ITEMS:
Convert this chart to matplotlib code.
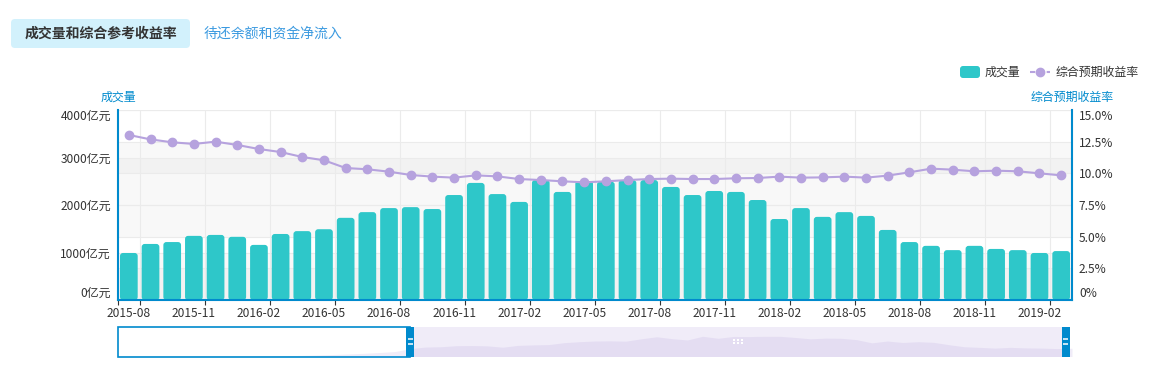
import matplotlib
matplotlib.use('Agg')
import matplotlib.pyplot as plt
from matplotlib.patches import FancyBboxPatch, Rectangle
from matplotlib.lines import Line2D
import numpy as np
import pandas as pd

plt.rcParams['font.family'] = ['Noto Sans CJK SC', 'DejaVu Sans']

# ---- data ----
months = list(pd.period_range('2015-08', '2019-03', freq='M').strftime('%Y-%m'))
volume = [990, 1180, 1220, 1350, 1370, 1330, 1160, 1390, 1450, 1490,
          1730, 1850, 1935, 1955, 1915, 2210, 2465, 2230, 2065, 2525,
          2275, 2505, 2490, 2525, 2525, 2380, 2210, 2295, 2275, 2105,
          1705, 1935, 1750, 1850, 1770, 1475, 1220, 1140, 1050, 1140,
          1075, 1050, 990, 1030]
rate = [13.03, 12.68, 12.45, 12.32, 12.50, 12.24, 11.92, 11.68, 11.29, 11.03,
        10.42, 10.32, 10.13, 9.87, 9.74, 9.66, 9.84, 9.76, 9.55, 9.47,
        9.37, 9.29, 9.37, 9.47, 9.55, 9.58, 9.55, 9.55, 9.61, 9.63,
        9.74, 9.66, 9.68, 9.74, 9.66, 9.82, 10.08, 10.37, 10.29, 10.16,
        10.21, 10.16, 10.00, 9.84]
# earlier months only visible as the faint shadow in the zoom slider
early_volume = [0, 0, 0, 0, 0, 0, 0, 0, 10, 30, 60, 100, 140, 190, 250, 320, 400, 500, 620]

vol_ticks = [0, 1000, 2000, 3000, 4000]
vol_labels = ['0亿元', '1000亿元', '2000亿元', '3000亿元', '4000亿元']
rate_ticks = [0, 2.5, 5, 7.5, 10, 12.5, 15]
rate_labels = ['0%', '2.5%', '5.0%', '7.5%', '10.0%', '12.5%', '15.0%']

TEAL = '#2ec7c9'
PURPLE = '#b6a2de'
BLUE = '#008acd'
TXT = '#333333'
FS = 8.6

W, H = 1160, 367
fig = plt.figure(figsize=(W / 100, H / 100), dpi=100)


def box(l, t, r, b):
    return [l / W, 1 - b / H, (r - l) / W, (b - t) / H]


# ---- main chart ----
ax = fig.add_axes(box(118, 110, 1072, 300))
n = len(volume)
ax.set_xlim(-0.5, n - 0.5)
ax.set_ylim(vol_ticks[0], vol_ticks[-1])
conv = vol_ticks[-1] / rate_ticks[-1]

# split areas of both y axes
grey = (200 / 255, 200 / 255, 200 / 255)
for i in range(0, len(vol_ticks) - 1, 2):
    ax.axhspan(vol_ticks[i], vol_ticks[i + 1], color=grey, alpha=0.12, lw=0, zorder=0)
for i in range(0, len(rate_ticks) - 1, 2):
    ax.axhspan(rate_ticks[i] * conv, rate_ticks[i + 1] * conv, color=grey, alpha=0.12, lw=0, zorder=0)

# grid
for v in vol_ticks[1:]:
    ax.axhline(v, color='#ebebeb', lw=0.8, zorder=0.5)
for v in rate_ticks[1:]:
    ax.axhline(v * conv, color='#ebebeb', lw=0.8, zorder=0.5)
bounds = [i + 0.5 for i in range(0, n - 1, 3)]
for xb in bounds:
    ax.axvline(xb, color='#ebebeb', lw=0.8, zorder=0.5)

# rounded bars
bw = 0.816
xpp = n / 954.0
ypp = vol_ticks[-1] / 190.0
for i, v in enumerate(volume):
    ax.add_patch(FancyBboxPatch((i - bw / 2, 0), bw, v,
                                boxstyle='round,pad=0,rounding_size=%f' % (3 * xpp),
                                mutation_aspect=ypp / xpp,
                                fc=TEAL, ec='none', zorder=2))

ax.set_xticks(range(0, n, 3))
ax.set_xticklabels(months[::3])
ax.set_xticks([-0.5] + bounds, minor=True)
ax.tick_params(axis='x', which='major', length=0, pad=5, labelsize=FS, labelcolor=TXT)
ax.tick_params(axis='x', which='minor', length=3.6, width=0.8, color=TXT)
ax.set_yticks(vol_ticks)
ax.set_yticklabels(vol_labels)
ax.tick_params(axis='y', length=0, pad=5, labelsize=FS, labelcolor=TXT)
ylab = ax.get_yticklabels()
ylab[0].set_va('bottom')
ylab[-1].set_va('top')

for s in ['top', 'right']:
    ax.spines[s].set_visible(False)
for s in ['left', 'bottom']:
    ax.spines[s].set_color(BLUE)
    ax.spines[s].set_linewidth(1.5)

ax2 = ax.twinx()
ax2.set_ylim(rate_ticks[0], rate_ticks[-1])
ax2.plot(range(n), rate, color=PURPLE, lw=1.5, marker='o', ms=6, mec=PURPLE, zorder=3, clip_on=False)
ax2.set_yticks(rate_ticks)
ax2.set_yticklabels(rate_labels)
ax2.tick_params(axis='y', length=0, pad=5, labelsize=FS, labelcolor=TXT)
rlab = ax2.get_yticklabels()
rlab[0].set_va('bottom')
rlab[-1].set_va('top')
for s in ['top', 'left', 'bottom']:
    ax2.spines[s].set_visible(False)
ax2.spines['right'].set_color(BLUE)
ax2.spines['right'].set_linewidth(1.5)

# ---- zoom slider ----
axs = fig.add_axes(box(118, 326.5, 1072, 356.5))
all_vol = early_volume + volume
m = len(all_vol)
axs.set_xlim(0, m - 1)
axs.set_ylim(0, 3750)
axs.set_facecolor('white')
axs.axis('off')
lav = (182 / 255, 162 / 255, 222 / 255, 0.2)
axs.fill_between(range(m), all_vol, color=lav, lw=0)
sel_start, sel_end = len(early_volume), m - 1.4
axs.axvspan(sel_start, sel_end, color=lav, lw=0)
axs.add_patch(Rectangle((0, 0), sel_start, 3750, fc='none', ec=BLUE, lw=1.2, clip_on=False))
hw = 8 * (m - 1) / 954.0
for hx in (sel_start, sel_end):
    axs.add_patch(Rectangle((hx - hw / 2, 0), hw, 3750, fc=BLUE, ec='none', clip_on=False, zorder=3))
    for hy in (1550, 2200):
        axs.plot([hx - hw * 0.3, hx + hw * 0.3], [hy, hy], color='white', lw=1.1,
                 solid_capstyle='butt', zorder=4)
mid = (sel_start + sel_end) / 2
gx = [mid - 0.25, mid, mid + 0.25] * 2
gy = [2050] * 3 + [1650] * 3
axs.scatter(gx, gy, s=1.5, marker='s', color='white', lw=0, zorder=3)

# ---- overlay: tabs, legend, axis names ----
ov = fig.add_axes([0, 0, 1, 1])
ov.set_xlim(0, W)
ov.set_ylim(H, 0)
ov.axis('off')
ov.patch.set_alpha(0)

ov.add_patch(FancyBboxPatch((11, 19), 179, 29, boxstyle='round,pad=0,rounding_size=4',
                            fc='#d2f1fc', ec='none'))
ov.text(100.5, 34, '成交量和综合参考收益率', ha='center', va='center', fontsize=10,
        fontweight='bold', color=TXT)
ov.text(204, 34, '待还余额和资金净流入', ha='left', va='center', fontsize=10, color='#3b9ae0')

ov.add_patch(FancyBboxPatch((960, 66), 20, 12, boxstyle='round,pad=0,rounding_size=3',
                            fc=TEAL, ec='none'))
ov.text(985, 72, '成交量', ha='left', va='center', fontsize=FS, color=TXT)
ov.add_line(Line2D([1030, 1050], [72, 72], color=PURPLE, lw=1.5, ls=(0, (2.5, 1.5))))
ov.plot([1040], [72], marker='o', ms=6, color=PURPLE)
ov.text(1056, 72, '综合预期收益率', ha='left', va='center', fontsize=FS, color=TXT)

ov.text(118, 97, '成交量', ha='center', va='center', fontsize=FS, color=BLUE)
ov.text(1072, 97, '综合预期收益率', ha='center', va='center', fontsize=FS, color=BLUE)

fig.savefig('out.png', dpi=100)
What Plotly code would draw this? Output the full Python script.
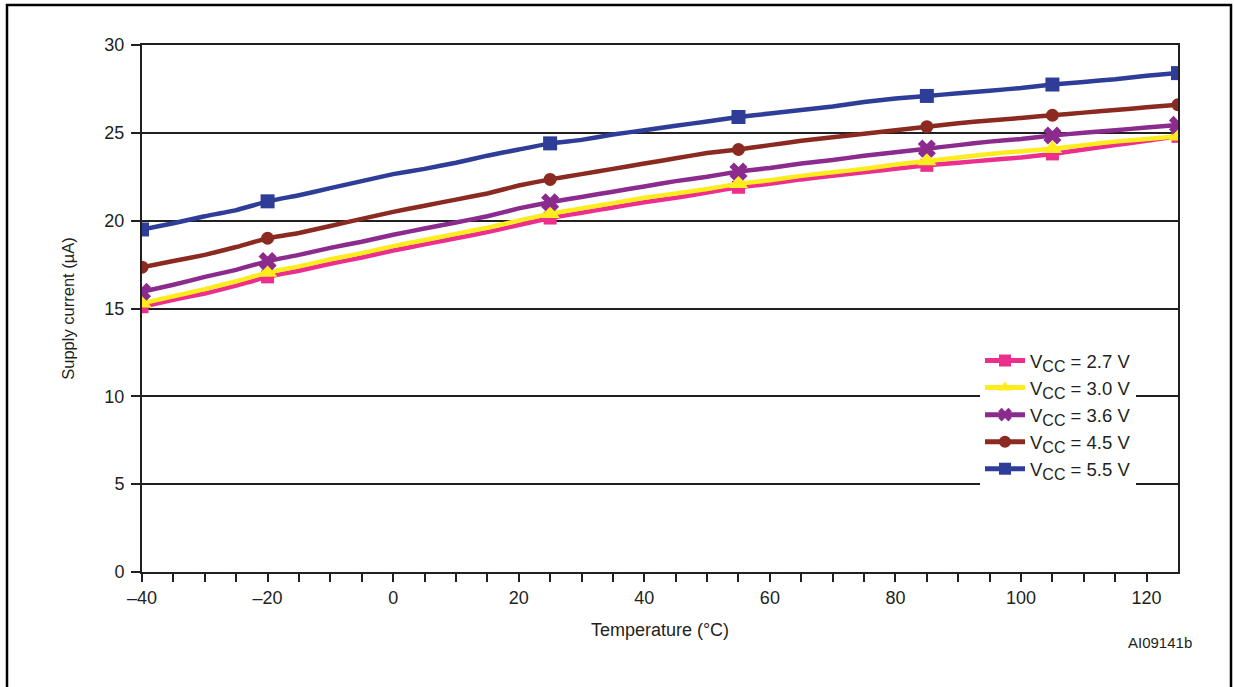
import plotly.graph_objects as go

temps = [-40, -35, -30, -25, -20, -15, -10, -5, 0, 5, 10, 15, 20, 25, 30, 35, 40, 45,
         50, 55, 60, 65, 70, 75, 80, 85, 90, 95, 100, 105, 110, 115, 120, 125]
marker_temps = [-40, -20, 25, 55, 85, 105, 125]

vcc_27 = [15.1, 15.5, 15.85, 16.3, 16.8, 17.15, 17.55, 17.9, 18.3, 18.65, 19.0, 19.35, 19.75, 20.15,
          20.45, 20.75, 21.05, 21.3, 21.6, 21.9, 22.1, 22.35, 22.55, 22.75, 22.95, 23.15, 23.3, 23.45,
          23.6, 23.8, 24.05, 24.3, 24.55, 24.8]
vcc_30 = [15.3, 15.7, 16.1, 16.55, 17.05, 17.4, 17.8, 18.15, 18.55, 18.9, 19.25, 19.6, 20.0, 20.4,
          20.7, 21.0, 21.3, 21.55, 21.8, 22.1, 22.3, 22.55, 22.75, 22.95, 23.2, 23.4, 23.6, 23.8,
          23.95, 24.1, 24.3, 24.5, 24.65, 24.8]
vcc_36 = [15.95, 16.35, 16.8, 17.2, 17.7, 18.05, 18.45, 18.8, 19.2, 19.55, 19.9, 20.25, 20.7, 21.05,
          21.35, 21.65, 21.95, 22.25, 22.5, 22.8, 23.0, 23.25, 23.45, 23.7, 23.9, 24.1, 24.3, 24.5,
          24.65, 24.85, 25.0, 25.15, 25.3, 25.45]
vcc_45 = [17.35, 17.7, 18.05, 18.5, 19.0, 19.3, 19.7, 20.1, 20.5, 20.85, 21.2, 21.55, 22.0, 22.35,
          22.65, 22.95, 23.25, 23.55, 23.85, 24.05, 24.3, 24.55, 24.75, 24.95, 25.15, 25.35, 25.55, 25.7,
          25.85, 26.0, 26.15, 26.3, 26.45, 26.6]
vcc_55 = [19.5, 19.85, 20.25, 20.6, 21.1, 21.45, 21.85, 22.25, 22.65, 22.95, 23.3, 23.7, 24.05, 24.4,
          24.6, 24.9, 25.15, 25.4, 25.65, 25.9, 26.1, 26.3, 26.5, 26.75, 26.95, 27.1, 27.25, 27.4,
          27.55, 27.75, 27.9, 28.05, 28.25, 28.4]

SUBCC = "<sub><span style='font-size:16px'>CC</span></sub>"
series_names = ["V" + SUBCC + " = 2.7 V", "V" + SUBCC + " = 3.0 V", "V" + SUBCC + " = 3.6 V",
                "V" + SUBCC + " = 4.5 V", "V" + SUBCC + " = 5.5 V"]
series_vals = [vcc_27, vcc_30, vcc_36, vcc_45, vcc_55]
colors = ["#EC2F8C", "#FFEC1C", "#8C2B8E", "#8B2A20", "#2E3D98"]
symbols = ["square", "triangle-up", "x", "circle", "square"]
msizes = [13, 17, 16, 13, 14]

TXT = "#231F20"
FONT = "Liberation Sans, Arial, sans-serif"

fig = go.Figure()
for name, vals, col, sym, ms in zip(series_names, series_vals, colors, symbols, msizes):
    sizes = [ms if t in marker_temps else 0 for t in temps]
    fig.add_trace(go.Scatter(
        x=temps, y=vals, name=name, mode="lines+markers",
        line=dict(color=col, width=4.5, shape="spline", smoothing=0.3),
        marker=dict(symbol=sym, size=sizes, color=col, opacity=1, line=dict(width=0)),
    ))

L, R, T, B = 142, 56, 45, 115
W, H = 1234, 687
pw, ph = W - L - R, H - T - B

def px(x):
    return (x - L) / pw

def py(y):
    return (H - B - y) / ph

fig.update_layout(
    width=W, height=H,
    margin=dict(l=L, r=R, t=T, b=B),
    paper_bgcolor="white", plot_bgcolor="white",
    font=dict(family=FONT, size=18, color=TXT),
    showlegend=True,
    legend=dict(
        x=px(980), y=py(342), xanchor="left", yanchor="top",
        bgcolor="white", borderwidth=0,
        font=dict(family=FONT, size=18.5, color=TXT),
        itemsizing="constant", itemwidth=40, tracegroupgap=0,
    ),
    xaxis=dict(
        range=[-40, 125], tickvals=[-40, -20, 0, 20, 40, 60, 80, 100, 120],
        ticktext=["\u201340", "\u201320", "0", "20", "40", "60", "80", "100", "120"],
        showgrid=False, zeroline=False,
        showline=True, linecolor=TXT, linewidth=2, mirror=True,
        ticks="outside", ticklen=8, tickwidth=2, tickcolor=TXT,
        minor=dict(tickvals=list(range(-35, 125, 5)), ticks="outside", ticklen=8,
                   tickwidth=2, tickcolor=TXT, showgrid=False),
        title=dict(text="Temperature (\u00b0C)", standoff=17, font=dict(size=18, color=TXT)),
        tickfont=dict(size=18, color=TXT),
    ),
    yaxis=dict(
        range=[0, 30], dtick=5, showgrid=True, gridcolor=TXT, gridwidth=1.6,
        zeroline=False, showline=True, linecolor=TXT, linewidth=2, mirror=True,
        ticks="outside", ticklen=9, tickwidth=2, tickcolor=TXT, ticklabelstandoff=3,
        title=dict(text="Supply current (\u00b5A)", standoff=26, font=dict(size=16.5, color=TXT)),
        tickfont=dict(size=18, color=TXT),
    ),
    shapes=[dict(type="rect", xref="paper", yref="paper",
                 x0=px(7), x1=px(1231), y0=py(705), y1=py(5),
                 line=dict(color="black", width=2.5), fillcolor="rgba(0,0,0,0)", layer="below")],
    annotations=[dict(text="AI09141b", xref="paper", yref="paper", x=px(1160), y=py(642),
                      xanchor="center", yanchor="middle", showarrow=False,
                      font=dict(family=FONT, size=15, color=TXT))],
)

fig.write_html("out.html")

EXERCISE TASK:
Tell how many lines of the data above hold the string "this". Give only the number.

COMPLETE OUTPUT:
2